From the first line of the listing below, retype each line up to and including the one with "(-0.2778,-0.2222) rectangle (57,30.1667);"; pictures stay out.

__PROVIDED DATA__
--- start ---

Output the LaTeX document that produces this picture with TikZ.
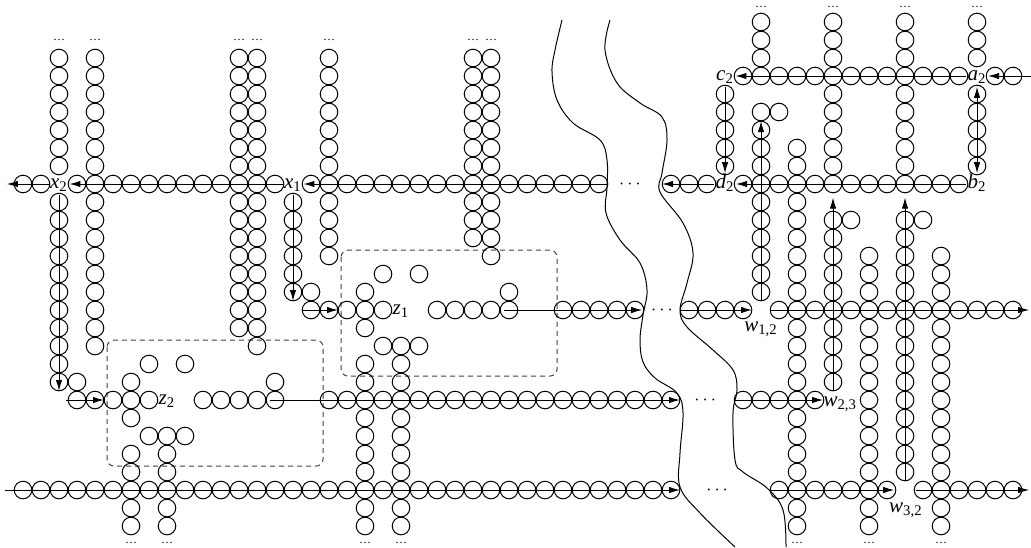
\documentclass[tikz,border=0pt]{standalone}
\usepackage{fontspec}
\setmainfont{Liberation Serif}
\usetikzlibrary{arrows.meta}
\newcommand{\crow}[2]{\foreach \i in {#2} {\node[cir] (c-\i-#1) at (\i,#1) {};}}
\newcommand{\ccol}[2]{\foreach \j in {#2} {\node[cir] (c-#1-\j) at (#1,\j) {};}}
\newcommand{\lab}[2]{\textit{#1}\textsubscript{#2}}
\begin{document}
\begin{tikzpicture}[x=9pt,y=-9pt,
  cir/.style={circle,draw,line width=0.5pt,minimum size=8.8pt,inner sep=0pt},
  lbl/.style={inner sep=0.6pt,text height=1.5ex,text depth=0.5ex,font=\fontsize{10.5}{12}\selectfont},
  arr/.style={line width=0.5pt,-{Latex[length=5.5pt,width=3.2pt]}},
  darr/.style={line width=0.5pt,{Latex[length=5.5pt,width=3.2pt]}-{Latex[length=5.5pt,width=3.2pt]}},
  river/.style={line width=0.5pt},
  zone/.style={draw=black!75,line width=0.5pt,dash pattern=on 2.5pt off 2pt,rounded corners=3.5pt},
  rdots/.style={font=\fontsize{9}{10}\selectfont,inner sep=0pt},
  cdots/.style={font=\fontsize{6}{7}\selectfont,inner sep=0pt}]
\useasboundingbox (-0.2778,-0.2222) rectangle (57,30.1667);

% dashed zones
\draw[zone] (18.67,13.67) rectangle (30.67,20.67);
\draw[zone] (5.67,18.67) rectangle (17.67,25.67);

% rows
\crow{10}{1,2,4,5,...,15,17,18,...,33,37,38,39,41,42,...,53}
\crow{4}{41,42,...,53,55,56}
\crow{17}{17,18,...,21,24,25,...,28,31,32,...,35,38,39,40,41,43,44,...,56}
\crow{22}{4,5,...,8,11,12,...,15,18,19,...,37,41,42,...,45}
\crow{27}{1,2,...,37,43,44,...,49,51,52,...,56}

% columns
\ccol{3}{3,4,...,9,11,12,...,21}
\ccol{5}{3,4,...,9,11,12,...,19}
\ccol{13}{3,4,...,9,11,12,...,18}
\ccol{14}{3,4,...,9,11,12,...,19}
\ccol{16}{11,12,...,16}
\ccol{18}{3,4,...,9,11,12,13,14}
\ccol{26}{3,4,...,9,11,12,13}
\ccol{27}{3,4,...,9,11,12,13,14}
\ccol{7}{21,23,25,26,28,29}
\ccol{9}{25,26,28,29}
\ccol{20}{16,18,20,21,23,24,25,26,28,29}
\ccol{22}{19,20,21,23,24,25,26,28,29}
\ccol{40}{5,6,...,9}
\ccol{42}{1,2,3,6,7,8,9,11,12,...,16}
\ccol{44}{8,9,11,12,...,16,18,19,20,21,23,24,25,26,28,29}
\ccol{46}{1,2,3,5,6,...,9,12,13,...,16,18,19,20,21}
\ccol{48}{14,15,16,18,19,...,26,28,29}
\ccol{50}{1,2,3,5,6,...,9,12,13,...,16,18,19,...,26}
\ccol{52}{14,15,16,18,19,...,26,28,29}
\ccol{54}{1,2,3,5,6,...,9}

% single circles
\foreach \p/\q in {4/21,8/20,10/20,8/24,9/24,10/24,15/21,17/16,21/15,23/15,21/19,23/19,28/16,43/6,47/12,51/12}
  {\node[cir] (c-\p-\q) at (\p,\q) {};}

% dots at column ends
\foreach \i in {3,5,13,14,18,26,27} {\node[cdots] (t-\i) at (\i,2) {\ldots};}
\foreach \i in {42,46,50,54} {\node[cdots] (t-\i) at (\i,0.17) {\ldots};}
\foreach \i in {7,9,20,22,44,48,52} {\node[cdots] (b-\i) at (\i,29.94) {\ldots};}

% dots on rows
\node[rdots] (dA) at (34.72,10) {$\cdots$};
\node[rdots] (dB) at (36.5,17) {$\cdots$};
\node[rdots] (dC) at (38.9,22) {$\cdots$};
\node[rdots] (dD) at (39.56,27) {$\cdots$};

% labels
\node[lbl] (x2) at (3,10) {\lab{x}{2}};
\node[lbl] (x1) at (16,10) {\lab{x}{1}};
\node[lbl] (z1) at (22,17) {\lab{z}{1}};
\node[lbl] (z2) at (9,22) {\lab{z}{2}};
\node[lbl] (c2) at (40,4) {\lab{c}{2}};
\node[lbl] (a2) at (54,4) {\lab{a}{2}};
\node[lbl] (d2) at (40,10) {\lab{d}{2}};
\node[lbl] (b2) at (54,10) {\lab{b}{2}};
\node[lbl] (w12) at (42,17.95) {\lab{w}{1,2}};
\node[lbl] (w23) at (46.4,22.1) {\lab{w}{2,3}};
\node[lbl] (w32) at (50.05,28) {\lab{w}{3,2}};

% free ends
\coordinate (eA1) at (0.1,10);
\coordinate (eA2) at (33.5,10);
\coordinate (eA3) at (36.5,10);
\coordinate (eT) at (57,4);
\coordinate (eX1) at (16,16.5);
\coordinate (eB1) at (16.5,17);
\coordinate (eB2) at (18.5,17);
\coordinate (eB3) at (27.7,17);
\coordinate (eB4) at (35.4,17);
\coordinate (eB5) at (37.5,17);
\coordinate (eB6) at (41.5,17);
\coordinate (eB7) at (42.5,17);
\coordinate (eB8) at (56.9,17);
\coordinate (eX2) at (3,21.5);
\coordinate (eC1) at (3.4,22);
\coordinate (eC2) at (5.5,22);
\coordinate (eC3) at (14.7,22);
\coordinate (eC4) at (37.5,22);
\coordinate (eC5) at (40.5,22);
\coordinate (eC6) at (45.45,22);
\coordinate (eD1) at (0,27);
\coordinate (eD2) at (37.5,27);
\coordinate (eD3) at (42.5,27);
\coordinate (eD4) at (49.4,27);
\coordinate (eD5) at (50.6,27);
\coordinate (eD6) at (56.9,27);
\coordinate (v42a) at (42,16.5);
\coordinate (v42b) at (42,6.5);
\coordinate (v46a) at (46,21.5);
\coordinate (v46b) at (46,10.75);
\coordinate (v50a) at (50,26.5);
\coordinate (v50b) at (50,10.75);

% arrows
\draw[arr] (eT) -- (a2);
\draw[arr] (a2) -- (c2);
\draw[arr] (c2) -- (d2);
\draw[darr] (a2) -- (b2);
\draw[arr] (b2) -- (d2);
\draw[arr] (d2) -- (eA3);
\draw[arr] (eA2) -- (x1);
\draw[arr] (x1) -- (x2);
\draw[arr] (x2) -- (eA1);
\draw[arr] (x1) -- (eX1);
\draw[arr] (eB1) -- (eB2);
\draw[arr] (eB3) -- (eB4);
\draw[arr] (eB5) -- (eB6);
\draw[arr] (eB7) -- (eB8);
\draw[arr] (x2) -- (eX2);
\draw[arr] (eC1) -- (eC2);
\draw[arr] (eC3) -- (eC4);
\draw[arr] (eC5) -- (eC6);
\draw[arr] (eD1) -- (eD2);
\draw[arr] (eD3) -- (eD4);
\draw[arr] (eD5) -- (eD6);
\draw[arr] (v42a) -- (v42b);
\draw[arr] (v46a) -- (v46b);
\draw[arr] (v50a) -- (v50b);

% rivers (pixel coordinates)
\begin{scope}[shift={(-0.2778,-0.2222)},x=0.5pt,y=-0.5pt]
\draw[river] plot[smooth,tension=0.6] coordinates {(562,20) (555,50) (552,72) (557,100) (573,123) (600,140) (607,160) (607,187) (606,213) (620,240) (640,263) (647,290) (643,315) (640,340) (643,362) (655,378) (677,393) (683,413) (680,453) (680,487) (700,513) (735,547)};
\draw[river] plot[smooth,tension=0.6] coordinates {(610,20) (605,50) (617,83) (640,103) (662,117) (667,140) (662,173) (660,192) (683,223) (693,253) (687,283) (680,310) (687,327) (713,350) (733,370) (737,390) (733,413) (735,460) (743,472) (767,488) (783,510) (786,547)};
\end{scope}
\end{tikzpicture}
\end{document}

--- end ---

__ANSWER__
Output the LaTeX document that produces this picture with TikZ.
\documentclass[tikz,border=0pt]{standalone}
\usepackage{fontspec}
\setmainfont{Liberation Serif}
\usetikzlibrary{arrows.meta}
\newcommand{\crow}[2]{\foreach \i in {#2} {\node[cir] (c-\i-#1) at (\i,#1) {};}}
\newcommand{\ccol}[2]{\foreach \j in {#2} {\node[cir] (c-#1-\j) at (#1,\j) {};}}
\newcommand{\lab}[2]{\textit{#1}\textsubscript{#2}}
\begin{document}
\begin{tikzpicture}[x=9pt,y=-9pt,
  cir/.style={circle,draw,line width=0.5pt,minimum size=8.8pt,inner sep=0pt},
  lbl/.style={inner sep=0.6pt,text height=1.5ex,text depth=0.5ex,font=\fontsize{10.5}{12}\selectfont},
  arr/.style={line width=0.5pt,-{Latex[length=5.5pt,width=3.2pt]}},
  darr/.style={line width=0.5pt,{Latex[length=5.5pt,width=3.2pt]}-{Latex[length=5.5pt,width=3.2pt]}},
  river/.style={line width=0.5pt},
  zone/.style={draw=black!75,line width=0.5pt,dash pattern=on 2.5pt off 2pt,rounded corners=3.5pt},
  rdots/.style={font=\fontsize{9}{10}\selectfont,inner sep=0pt},
  cdots/.style={font=\fontsize{6}{7}\selectfont,inner sep=0pt}]
\useasboundingbox (-0.2778,-0.2222) rectangle (57,30.1667);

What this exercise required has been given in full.